Sin embargo, en ciertos contextos, el concepto de culpa puede volverse más difuso, especialmente cuando se analizan los efectos de decisiones a gran escala, como las que se toman en el ámbito político y económico. En estos escenarios, las decisiones ya no son simplemente el producto de una voluntad individual sino el resultado de engranajes institucionales, intereses cruzados, inercias históricas y dinámicas de poder complejas. En tales situaciones, la responsabilidad no es unipersonal, sino de un sistema entero, y eso tiene implicaciones profundas sobre cómo entendemos la culpa y la responsabilidad colectiva en una sociedad. La ética se ve entonces obligada a expandir su marco de análisis y preguntarse cómo se reparten las cargas de las consecuencias en sistemas donde pocos deciden y muchos padecen los efectos.

En el concreto ámbito político y económico, las decisiones tomadas por los liderazgos e instituciones no solo afectan a aquellos que las implementan, sino que tienen repercusiones a nivel global. Un cambio de política monetaria, una reforma estructural o una estrategia de endeudamiento pueden alterar la vida de millones de personas, modificar patrones de consumo, redefinir sectores productivos o incluso empujar a generaciones enteras a situaciones de exclusión o precariedad. Sin embargo, en muchos casos, las estructuras que respaldan estas decisiones son tan vastas y complejas que la responsabilidad parece diluirse. El poder se reparte entre actores visibles e invisibles: gobiernos, organismos internacionales, corporaciones, medios de comunicación o lobbies, donde todas las partes son miembros del entramado, aunque no todos en igualdad de condiciones ni con el mismo grado de agencia.

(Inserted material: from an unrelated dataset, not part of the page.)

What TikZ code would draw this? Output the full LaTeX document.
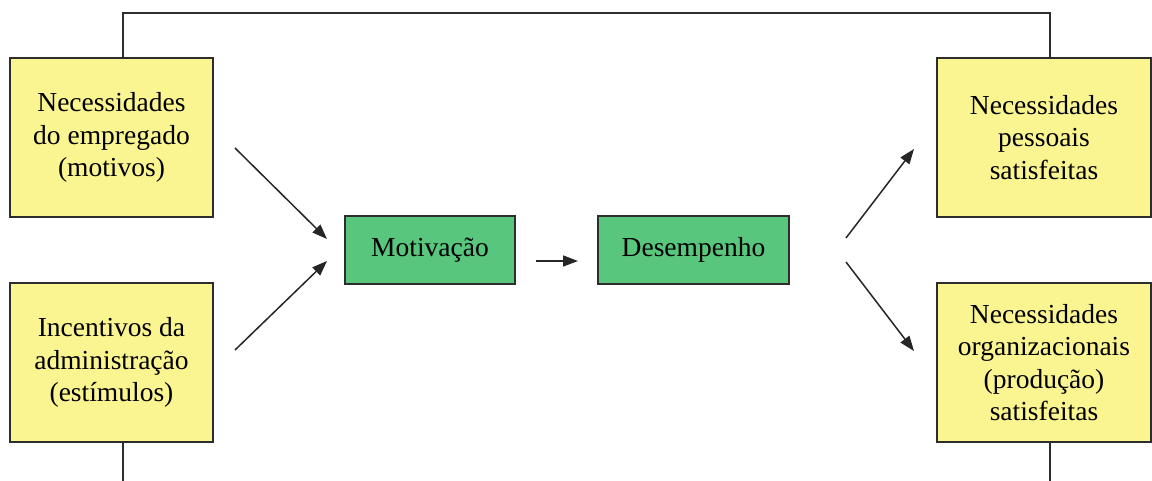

El reconocer que la culpa es anónima, nos permite ver que la responsabilidad no puede ser atribuida a un solo individuo o grupo, sino que es el resultado de un sistema en el que todos somos actores, de alguna manera, aunque no todos de la misma manera. Esta distinción es fundamental: no todos cargamos con la misma cuota de culpa, ni todos tenemos el mismo margen de acción. Pero todos participamos —por acción, por omisión, por conveniencia, por ignorancia— en la reproducción de un modelo que, en sus fundamentos, tiende a excluir y a concentrar privilegios.

La solución, por tanto, requiere una respuesta colectiva, donde la sociedad en su conjunto asuma la responsabilidad de cambiar las estructuras, lo que implica revisar no solo las decisiones de los gobiernos, sino también los valores que organizan nuestras economías, las reglas que rigen nuestros mercados y las narrativas que justifican las condiciones existentes. Y supone, además, abandonar la falsa comodidad de pensar que los problemas complejos tienen culpables simples. Solo así podremos asumir, con honestidad que, cuando la culpa no es de nadie, la culpa es de todos.